Mi andò bene, perché per una serie di circostanze insperate che ci vorrebbe un capitolo per chiarire mi trovai di sobbalzo a fare l'insegnante di cattedra, anche se supplente, alla mia scuola. Da allievo discolo ad insegnante il salto era troppo grande; infatti anche questa avventura proseguì solamente per l'annetto a disposizione. In quell'anno, super, detti tutto me stesso ma non bastò a rifarmi della mia reputazione scolastica precedente. Tuttavia mi servì molto perché scoprii una nuova materia, anche se non ne ero proprio digiuno: la tarsia, tecnica odiata durante la frequenza scolastica per il motivo che le doti più importanti richieste per intarsiare sono la pazienza e la grande precisione, qualità che possedevo ma non le sfruttavo nelle lezioni di tarsia, dato che il mio interesse che era rivolto maggiormente alla disciplina dell'intaglio.
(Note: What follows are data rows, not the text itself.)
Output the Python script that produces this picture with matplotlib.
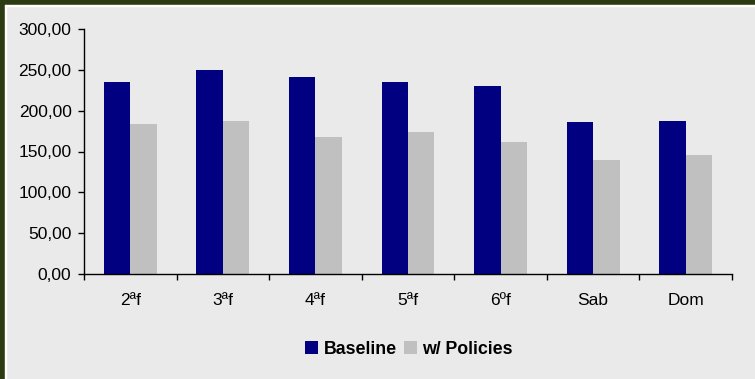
import matplotlib
matplotlib.use("Agg")
import matplotlib.pyplot as plt
from matplotlib.patches import Rectangle
from matplotlib.ticker import FuncFormatter, FixedLocator
import numpy as np

plt.rcParams["font.family"] = ["Liberation Sans", "DejaVu Sans"]

# Data
categories = ["2ªf", "3ªf", "4ªf", "5ªf", "6ºf", "Sab", "Dom"]
baseline = [235.0, 249.8, 241.2, 235.1, 230.2, 186.1, 187.3]
policies = [183.7, 187.3, 167.8, 173.9, 161.6, 139.6, 145.7]

BG = "#EAEAEA"
NAVY = "#000080"
GRAY = "#C0C0C0"
BORDER = "#2D3B12"

fig = plt.figure(figsize=(7.55, 3.79), dpi=100, facecolor=BG)

# dark green frame on top and left, with a thin light line inside
fig.patches.append(Rectangle((0, 1 - 5 / 379), 1, 5 / 379, transform=fig.transFigure,
                             color=BORDER, zorder=0))
fig.patches.append(Rectangle((0, 0), 5 / 755, 1, transform=fig.transFigure,
                             color=BORDER, zorder=0))
fig.patches.append(Rectangle((5 / 755, 1 - 6 / 379), 1, 1 / 379, transform=fig.transFigure,
                             color="white", zorder=0))
fig.patches.append(Rectangle((5 / 755, 0), 1 / 755, 1 - 5 / 379, transform=fig.transFigure,
                             color="white", zorder=0))

ax = fig.add_axes([84 / 755, 105 / 379, 648 / 755, 245 / 379])
ax.set_facecolor(BG)

x = np.arange(len(categories))
w = 0.285
ax.bar(x - w / 2, baseline, w, color=NAVY, label="Baseline", zorder=2)
ax.bar(x + w / 2, policies, w, color=GRAY, label="w/ Policies", zorder=2)

ax.set_xlim(-0.5, len(categories) - 0.5)
ax.set_ylim(0, 300)
ax.set_yticks(np.arange(0, 301, 50))
ax.yaxis.set_major_formatter(FuncFormatter(lambda v, p: f"{v:.2f}".replace(".", ",")))

ax.set_xticks(x)
ax.set_xticklabels(categories)
ax.xaxis.set_minor_locator(FixedLocator(np.arange(-0.5, len(categories), 1.0)))
ax.tick_params(axis="x", which="major", length=0, pad=13.5, labelsize=12.5)
ax.tick_params(axis="x", which="minor", length=4, width=1, color="black", direction="out")
ax.tick_params(axis="y", length=4, width=1, direction="out", pad=5, labelsize=12.5)

for s in ("top", "right"):
    ax.spines[s].set_visible(False)
for s in ("left", "bottom"):
    ax.spines[s].set_linewidth(1)
    ax.spines[s].set_color("black")

leg = fig.legend(loc="center", bbox_to_anchor=(409 / 755, 1 - 349 / 379), ncol=2,
                 frameon=False, handlelength=0.75, handleheight=0.75, handletextpad=0.3,
                 columnspacing=0.4, prop={"weight": "bold", "size": 12.8})

fig.savefig("out.png", dpi=100, facecolor=BG)
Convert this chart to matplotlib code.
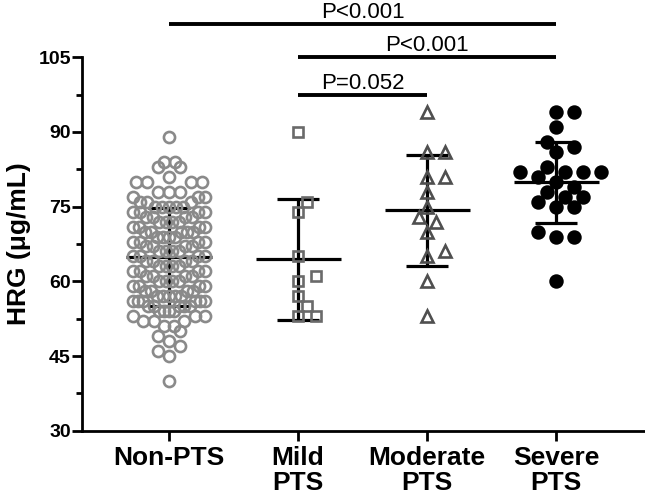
import numpy as np
import matplotlib.pyplot as plt
from matplotlib.ticker import MultipleLocator

plt.rcParams['font.family'] = ['Liberation Sans', 'DejaVu Sans']

# values (HRG, ug/mL)
groups = ['Non-PTS', 'Mild\nPTS', 'Moderate\nPTS', 'Severe\nPTS']
non_pts = [40, 45, 46, 47, 48, 49, 50, 51, 51, 52, 52, 52, 53, 53, 53,
           54, 54, 54, 54, 55, 55, 55, 55, 55, 56, 56, 56, 56, 56, 56,
           57, 57, 57, 57, 57, 58, 58, 58, 58, 59, 59, 59, 59,
           60, 60, 60, 60, 61, 61, 61, 61, 62, 62, 62, 62, 63, 63, 63, 63,
           64, 64, 64, 64, 65, 65, 65, 65, 66, 66, 66, 66,
           67, 67, 67, 67, 68, 68, 68, 68, 69, 69, 69, 69,
           70, 70, 70, 70, 70, 71, 71, 71, 71, 72, 72, 72, 72, 73, 73, 73, 73,
           74, 74, 74, 74, 75, 75, 75, 75, 75, 76, 76, 76, 77, 77, 77,
           78, 78, 78, 80, 80, 80, 80, 81, 83, 83, 84, 84, 89]
mild = [90, 76, 74, 65, 61, 60, 57, 55, 53, 53]
moderate = [94, 86, 86, 81, 81, 78, 75, 73, 72, 70, 66, 65, 60, 53]
severe = [94, 94, 91, 88, 87, 86, 83, 82, 82, 82, 82, 81, 80, 79, 78,
          77, 77, 76, 75, 75, 70, 69, 69, 60]
data = [non_pts, mild, moderate, severe]

p_pairs = [(0, 3), (1, 3), (1, 2)]
p_labels = ['P<0.001', 'P<0.001', 'P=0.052']
p_heights = [111.6, 105.0, 97.5]

fig = plt.figure(figsize=(6.45, 5.0), dpi=100)
ax = fig.add_axes([82 / 645, 1 - 430.7 / 500, (645 - 82) / 645, (430.7 - 57.3) / 500])
ax.set_xlim(-0.674, 3.687)
ax.set_ylim(30, 105)

# pixel scale of the axes, used for the point layout
bb = ax.get_window_extent()
sx = bb.width / (ax.get_xlim()[1] - ax.get_xlim()[0])
sy = bb.height / (ax.get_ylim()[1] - ax.get_ylim()[0])


def swarm(vals, d, step):
    yp = np.asarray(vals, dtype=float) * sy
    order = np.argsort(yp, kind='stable')
    px, py = [], []
    off = np.zeros(len(yp))
    for i in order:
        k = 0
        while True:
            c = ((k + 1) // 2) * step * (1 if k % 2 else -1)
            if not px or np.all((c - np.array(px)) ** 2 + (yp[i] - np.array(py)) ** 2 >= d * d):
                break
            k += 1
        off[i] = c
        px.append(c)
        py.append(yp[i])
    return off / sx


def rows(vals, width, s, half):
    # GraphPad-like: points grouped in bands, spread side by side, lowest in the middle
    vals = np.asarray(vals, dtype=float)
    off = np.zeros(len(vals))
    bins = np.floor((vals - vals.min() + width / 2) / width)
    for b in np.unique(bins):
        idx = np.where(bins == b)[0]
        idx = idx[np.argsort(vals[idx], kind='stable')]
        n = len(idx)
        step = s if n < 2 else min(s, 2 * half / (n - 1))
        slots = (np.arange(n) - (n - 1) / 2) * step
        slots = slots[np.argsort(np.abs(slots), kind='stable')]
        off[idx] = slots
    return off / sx


markers = ['o', 's', '^', 'o']
edge_cols = ['#8a8a8a', '#6a6a6a', '#4f4f4f', 'black']
face_cols = ['none', 'none', 'none', 'black']
sizes = [8.0, 7.5, 8.5, 8.5]

for i, vals in enumerate(data):
    vals = np.asarray(vals, dtype=float)
    if i == 0:
        xs = i + rows(vals, 3.0, 11.0, 36.0)
    else:
        xs = i + swarm(vals, 10.5 if i < 3 else 11.5, 8.7 if i < 3 else 9.0)
    ax.plot(xs, vals, ls='none', marker=markers[i], ms=sizes[i], mec=edge_cols[i],
            mfc=face_cols[i], mew=1.9, zorder=3, clip_on=False)
    m = vals.mean()
    sd = vals.std(ddof=1)
    ax.hlines(m, i - 0.33, i + 0.33, color='black', lw=2.3, zorder=2)
    ax.errorbar(i, m, yerr=sd, fmt='none', ecolor='black', elinewidth=2.3,
                capsize=15, capthick=2.3, zorder=2)

for (a, b), lab, h in zip(p_pairs, p_labels, p_heights):
    ax.plot([a, b], [h, h], color='black', lw=2.8, clip_on=False, solid_capstyle='butt')
    ax.text((a + b) / 2, h + 1.2, lab, ha='center', va='baseline', fontsize=16)

ax.set_xticks(range(len(groups)))
ax.set_xticklabels(groups, fontsize=19, fontweight='bold', linespacing=1.05)
ax.set_yticks(np.arange(30, 106, 15))
ax.yaxis.set_minor_locator(MultipleLocator(7.5))
for lab in ax.get_yticklabels():
    lab.set_fontsize(14)
    lab.set_fontweight('bold')
ax.set_ylabel('HRG (\u03bcg/mL)', fontsize=19, fontweight='bold', labelpad=5)

ax.tick_params(axis='both', which='major', length=7, width=2)
ax.tick_params(axis='y', which='major', pad=1)
ax.tick_params(axis='y', which='minor', length=4, width=2)
ax.tick_params(axis='x', which='major', pad=4)
for s in ['top', 'right']:
    ax.spines[s].set_visible(False)
for s in ['left', 'bottom']:
    ax.spines[s].set_linewidth(2)

fig.savefig('out.png', dpi=100)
Il primo approccio da insegnate fu abbastanza positivo con gli allievi, anche se la materia della tarsia io francamente non la conoscevo approfonditamente. Quindi mi trovai ad insegnare qualcosa per cui non ero adeguatamente preparato. Le varie tecniche, la storia, i segreti non li conoscevo approfonditamente; mi misi in moto con qualche libro, interpellando mio zio e osservando gli artigiani del posto.
Questa materia, la scoprii più approfonditamente durante e successivamente il periodo da insegnante studiandomela da autodidatta.
La cosa che mi ha colpito di questa tecnica fu la sua importanza nelle arti nel periodo tra la metà del quattrocento ai primi decenni del cinquecento. I quadri prospettici non avevano lo stesso significato degli intarsi applicati al mobile come pura decorazione, ma ogni iconografia, anche se di legno, coinvolgeva la filosofia, la matematica, la prospettiva, che erano i capisaldi del pensiero rinascimentale.
Saper comprendere in maniera critica quest'arte fece passare in secondo piano il dover essere “pignoli”, che era la principale prerogativa durante il percorso da “studentello”.